JUNE 2009

Application denied for Tennessee coal ash use
Use ruled out due to contaminants

The Tennessee coal ash spill covered hundreds of acres and spilled into streams and rivers.

The Pennsylvania Department of Environmental Protection (DEP) denied a request by the Tennessee Valley Authority to bring coal ash that spilled into the Emery River in Tennessee in December to Pennsylvania for reclamation of abandoned coal mines because the ash does not meet Pennsylvania’s strict environmental standards, according to Environmental Protection Secretary John Hanger.

“Coal ash that has been previously disposed of and stored as a waste material, and spilled onto adjacent land and into a river is classified as residual waste and does not meet the certification requirements for beneficial use under Pennsylvania law,” Hanger said. “This ash material was accidentally released from a disposal impoundment and mixed with unknown materials in the river water and bottom sediment. DEP only certifies coal ash for mine reclamation in Pennsylvania that is not contaminated with other materials and can meet our stringent chemical requirements.”

In December 2008, the failure of an above-ground ash disposal impoundment at Harriman, Tennessee, spilled more than five million cubic yards of coal ash into the Emery River, adversely affecting the river and destroying homes and property.

The Environmental Protection Agency ordered the owner of the impoundment, the Tennessee Valley Authority, to dredge the ash material from the river as part of a cleanup plan. The authority applied to DEP in April to approve this ash source for use in the reclamation of mine lands in Pennsylvania.

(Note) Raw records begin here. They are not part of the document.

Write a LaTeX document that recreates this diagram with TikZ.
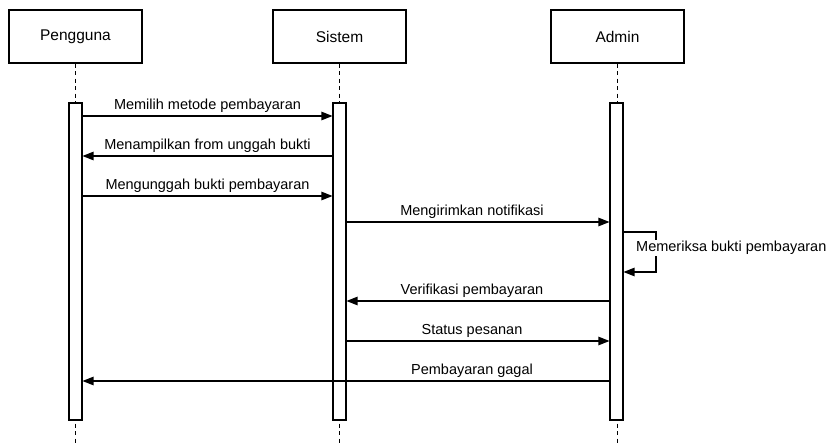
\documentclass[tikz,border=0pt]{standalone}
\usepackage{fontspec}
\setmainfont{Liberation Sans}
\usetikzlibrary{arrows.meta}
\begin{document}
\begin{tikzpicture}[x=1pt,y=-1pt,
  actor/.style={draw,line width=1.3pt,minimum width=133pt,minimum height=53pt,inner sep=0pt,font=\fontsize{15.5}{18}\selectfont},
  bar/.style={draw,line width=1.1pt,fill=white,minimum width=13pt,minimum height=317pt,inner sep=0pt},
  life/.style={line width=1.1pt,dash pattern=on 4pt off 3.5pt},
  msg/.style={line width=1.2pt,-{Triangle[length=11pt,width=8.5pt]}},
  lbl/.style={font=\fontsize{14.5}{17}\selectfont,inner sep=0pt,anchor=south,yshift=3pt}]
\useasboundingbox (0,0) rectangle (827,443);

% participants
\node[actor] (pa) at (75.5,36.5) {Pengguna};
\node[actor] (sa) at (339.5,36.5) {Sistem};
\node[actor] (aa) at (617.5,36.5) {Admin};

% lifelines
\coordinate (bottom) at (0,443);
\draw[life] (pa.south) -- (pa.south |- bottom);
\draw[life] (sa.south) -- (sa.south |- bottom);
\draw[life] (aa.south) -- (aa.south |- bottom);

% activation bars
\node[bar] (pb) at (75.5,261.5) {};
\node[bar] (sb) at (339.5,261.5) {};
\node[bar] (ab) at (616.5,261.5) {};

% message heights
\coordinate (y1) at (0,116);
\coordinate (y2) at (0,156);
\coordinate (y3) at (0,196);
\coordinate (y4) at (0,222);
\coordinate (y5) at (0,232);
\coordinate (y6) at (0,272);
\coordinate (y7) at (0,301);
\coordinate (y8) at (0,341);
\coordinate (y9) at (0,381);
\coordinate (lx) at (472,0);

% messages
\draw[msg] (pb.east |- y1) -- node[lbl]{Memilih metode pembayaran} (sb.west |- y1);
\draw[msg] (sb.west |- y2) -- node[lbl]{Menampilkan from unggah bukti} (pb.east |- y2);
\draw[msg] (pb.east |- y3) -- node[lbl]{Mengunggah bukti pembayaran} (sb.west |- y3);
\draw[msg] (sb.east |- y4) -- (ab.west |- y4);
\node[lbl] at (lx |- y4) {Mengirimkan notifikasi};

% self message
\coordinate (loopx) at (656,0);
\draw[msg] (ab.east |- y5) -- (loopx |- y5) -- (loopx |- y6) -- (ab.east |- y6);
\node[font=\fontsize{14.5}{17}\selectfont,fill=white,inner sep=1pt,anchor=west] at (635,248) {Memeriksa bukti pembayaran};

\draw[msg] (ab.west |- y7) -- (sb.east |- y7);
\node[lbl] at (lx |- y7) {Verifikasi pembayaran};
\draw[msg] (sb.east |- y8) -- (ab.west |- y8);
\node[lbl] at (lx |- y8) {Status pesanan};
\draw[msg] (ab.west |- y9) -- (pb.east |- y9);
\node[lbl] at (lx |- y9) {Pembayaran gagal};
\end{tikzpicture}
\end{document}
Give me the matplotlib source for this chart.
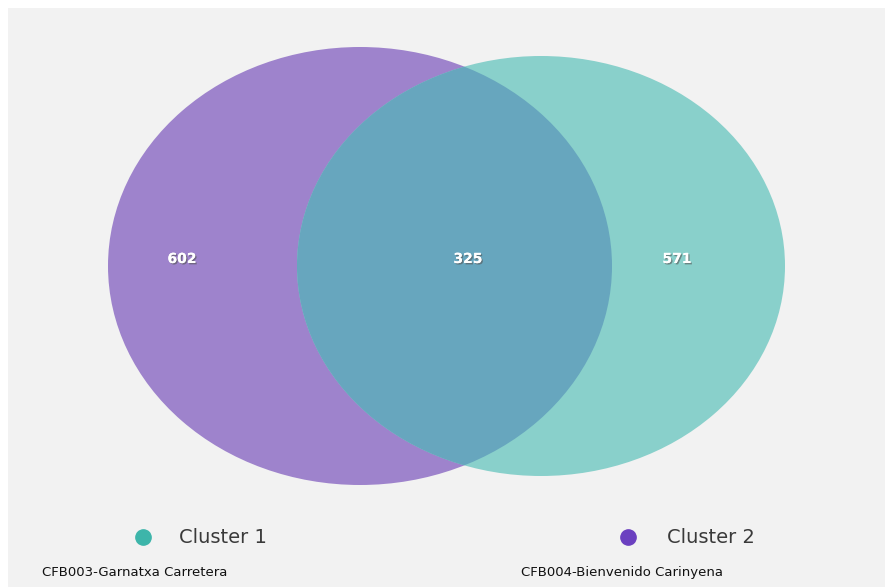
import matplotlib.pyplot as plt
from matplotlib.patches import Ellipse, Rectangle
import matplotlib.patheffects as pe

# venn data
set_names = ["Cluster 1", "Cluster 2"]
set_samples = ["CFB003-Garnatxa Carretera", "CFB004-Bienvenido Carinyena"]
only_left = 602
shared = 325
only_right = 571

col_left = "#9e83cc"
col_right = "#89d0cb"
col_both = "#67a6be"
dot_cols = ["#3db5aa", "#6b40c0"]

fig = plt.figure(figsize=(8.85, 5.87), dpi=100)
ax = fig.add_axes([0, 0, 1, 1])
ax.set_xlim(0, 885)
ax.set_ylim(587, 0)
ax.axis("off")
fig.patch.set_facecolor("white")

# grey panel
ax.add_patch(Rectangle((8, 8), 885, 587, facecolor="#f2f2f2", edgecolor="none"))

left = Ellipse((360, 266), 504, 438, facecolor=col_left, edgecolor="none")
right = Ellipse((541, 266), 488, 420, facecolor=col_right, edgecolor="none")
ax.add_patch(left)
ax.add_patch(right)
# intersection, clipped to left one
both = Ellipse((541, 266), 488, 420, facecolor=col_both, edgecolor="none")
ax.add_patch(both)
both.set_clip_path(left)

shadow = [pe.withSimplePatchShadow(offset=(1, -1), shadow_rgbFace="#555555", alpha=0.6),
          pe.Normal()]
for x, v in [(182, only_left), (468, shared), (677, only_right)]:
    ax.text(x, 259, str(v), color="white", fontsize=10, fontweight="bold",
            ha="center", va="center", path_effects=shadow)

# legend
for i, (dx, tx) in enumerate([(143, 179), (628, 667)]):
    ax.plot(dx, 537, "o", color=dot_cols[i], markersize=11)
    ax.text(tx, 543, set_names[i], fontsize=14, color="#3a3a3a", va="baseline",
            ha="left", family="DejaVu Sans")

ax.text(42, 576, set_samples[0], fontsize=9.5, color="#111111", va="baseline", ha="left",
        family="DejaVu Sans")
ax.text(521, 576, set_samples[1], fontsize=9.5, color="#111111", va="baseline", ha="left",
        family="DejaVu Sans")

fig.savefig("out.png", dpi=100, facecolor="white")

DEP denied the request for certification because the material does not meet the definition of “coal ash” as defined in the Solid Waste Management Act and Pennsylvania’s Residual Waste regulations.

DEP regulates the beneficial use of coal ash and other materials in the reclamation of abandoned mine lands. This is done under strict environmental standards created to protect public health, safety and the environment while helping to alleviate Pennsylvania’s abandoned mine lands problem – generally acknowledged as the most extensive in the nation.

The ash certification process involves identification of the ash source, the type of coal ash generation process and the fuel sources utilized, and a determination of the physical and chemical properties of the ash. Coal ash and coal ash leachate are analyzed for 37 different chemical constituents and properties. The ash leachate must consistently contain concentration levels lower than the certification guideline limits in order to be approved for statewide beneficial use at mine sites.

More than 11 million tons of coal ash were used in the reclamation of coal mine sites in Pennsylvania in 2008. The majority of the ash was generated by burning waste coal, which resulted in removal of old waste piles that were contributing to stream pollution.

Pennsylvania has approximately 180,000 acres of abandoned mine lands dating back to when coal mining began in the state in the 1700s. More than two billion tons of waste coal sits in piles across the state and an estimated 4,600 miles of rivers and streams are degraded by mine drainage.